Section 4: Assembling the Customer Health Score

We combined these indicators into a composite "Customer Health Score"—our replacement for NPS.

The Model

Health Score = weighted combination of:

  • Usage trends: 30% weight (strongest predictor)
  • Support patterns: 20% weight
  • Champion engagement: 20% weight
  • Renewal/expansion signals: 15% weight
  • Contract characteristics: 15% weight (tenure, payment history, etc.)

Each customer gets a score from 0-100. Below 40 = red (high churn risk). 40-70 = yellow (monitor). Above 70 = green (healthy).

How We Use It

Red customers: Immediate CSM outreach. Understand the problem. Offer solutions. Escalate if needed.

Yellow customers: Proactive check-in. "How's everything going? Anything we can help with?"

Green customers: Expansion opportunities. "You're getting great value. Would more users help?"

The Health Score is operational. It tells you what to do with each customer. NPS just told you how customers felt (maybe).

Validation

We backtested against 2 years of churn data. Health Score predicted churn with 78% accuracy at 60 days out. NPS predicted churn with 31% accuracy—basically random.

Health Score isn't perfect. But it's dramatically better than NPS at predicting actual behavior.

Conclusion: Measure Behavior, Not Sentiment

NPS measures what customers say. Health Score measures what customers do. Words and actions diverge—especially in business relationships.

A customer might say "I love you" while their usage declines, their champion leaves, and their budget gets cut. NPS captures the words. The words don't predict the outcome.

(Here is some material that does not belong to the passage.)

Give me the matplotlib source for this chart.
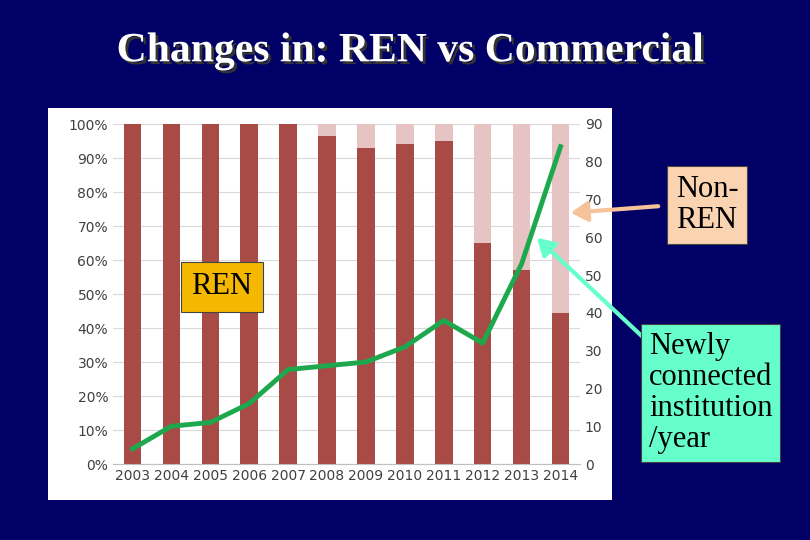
import matplotlib
matplotlib.use('Agg')
import matplotlib.pyplot as plt
import matplotlib.patheffects as pe
import numpy as np

years = ['2003', '2004', '2005', '2006', '2007', '2008', '2009', '2010', '2011', '2012', '2013', '2014']
ren_pct = [100, 100, 100, 100, 100, 96.5, 93, 94, 95, 65, 57, 44.5]
newly_connected = [4, 10, 11, 16, 25, 26, 27, 31, 38, 32, 53, 84]

bg = '#000066'
fig = plt.figure(figsize=(8.1, 5.4), dpi=100)
fig.patch.set_facecolor(bg)

# white chart panel as its own axes, below the chart
panel = fig.add_axes([48 / 810, 1 - 500 / 540, 564 / 810, 392 / 540], zorder=0)
panel.set_facecolor('white')
panel.set_xticks([])
panel.set_yticks([])
for s in panel.spines.values():
    s.set_visible(False)

ax = fig.add_axes([113 / 810, 1 - 464 / 540, 467 / 810, 340 / 540], zorder=1)
ax.set_facecolor('none')
x = np.arange(len(years))
non_ren = [100 - v for v in ren_pct]
ax.bar(x, ren_pct, 0.45, color='#A84A45', zorder=2)
ax.bar(x, non_ren, 0.45, bottom=ren_pct, color='#E6C4C3', zorder=2)
ax.set_ylim(0, 100)
ax.set_xlim(-0.5, len(years) - 0.5)
ax.set_yticks(range(0, 101, 10))
ax.set_yticklabels([f'{v}%' for v in range(0, 101, 10)], fontsize=10, color='#404040')
ax.set_xticks(x)
ax.set_xticklabels(years, fontsize=10, color='#404040')
ax.yaxis.grid(True, color='#D9D9D9', lw=0.8, zorder=0)
ax.set_axisbelow(True)
ax.tick_params(length=0)
for s in ax.spines.values():
    s.set_visible(False)
ax.spines['bottom'].set_visible(True)
ax.spines['bottom'].set_color('#BFBFBF')

ax2 = ax.twinx()
ax2.plot(x, newly_connected, color='#1DA84E', lw=3.5, zorder=3)
ax2.set_ylim(0, 90)
ax2.set_yticks(range(0, 91, 10))
ax2.tick_params(length=0, labelsize=10, labelcolor='#404040')
for s in ax2.spines.values():
    s.set_visible(False)

fig.text(0.506, 0.905, 'Changes in: REN vs Commercial', ha='center', va='center',
         fontsize=30, fontweight='bold', family='Liberation Serif', color='white',
         path_effects=[pe.withSimplePatchShadow(offset=(2, -2), shadow_rgbFace='#333333', alpha=1)])

def label(xp, yp, txt, fc, ha='left', bold=False, pad=0.2):
    fig.text(xp / 810, 1 - yp / 540, txt, ha=ha, va='center', fontsize=22,
             family='Liberation Serif', color='black', linespacing=1.1,
             fontweight='bold' if bold else 'normal', zorder=5,
             bbox=dict(boxstyle=f'square,pad={pad}', facecolor=fc, edgecolor='#444444', lw=0.8))

label(707, 205, 'Non-\nREN', '#FAD3B0', ha='center', pad=0.3)
label(222, 287, 'REN', '#F5B800', ha='center', pad=0.35)
label(649, 393, 'Newly\nconnected\ninstitution\n/year', '#66FFCC', pad=0.25)

fig.add_artist(matplotlib.patches.FancyArrowPatch((661 / 810, 1 - 206 / 540), (568 / 810, 1 - 213 / 540),
               transform=fig.transFigure, arrowstyle='-|>,head_width=6,head_length=10',
               color='#F5C29A', lw=3, zorder=4))
fig.add_artist(matplotlib.patches.FancyArrowPatch((646 / 810, 1 - 340 / 540), (535 / 810, 1 - 236 / 540),
               transform=fig.transFigure, arrowstyle='-|>,head_width=6,head_length=10',
               color='#66FFCC', lw=3, zorder=4))

fig.savefig('out.png', dpi=100, facecolor=bg)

We still collect NPS data. We just don't treat it as a primary metric. It's one input among many, heavily discounted because of its poor predictive value.

If you're using NPS as your primary customer health metric, you're flying blind—feeling good about high scores while churn builds underneath.

Replace vanity metrics with behavioral metrics. Track what customers do, not what they say. Build systems that catch at-risk customers early, when intervention is possible.

Customers don't churn because they stopped recommending you. They churn because they stopped using you. Measure usage, not recommendations.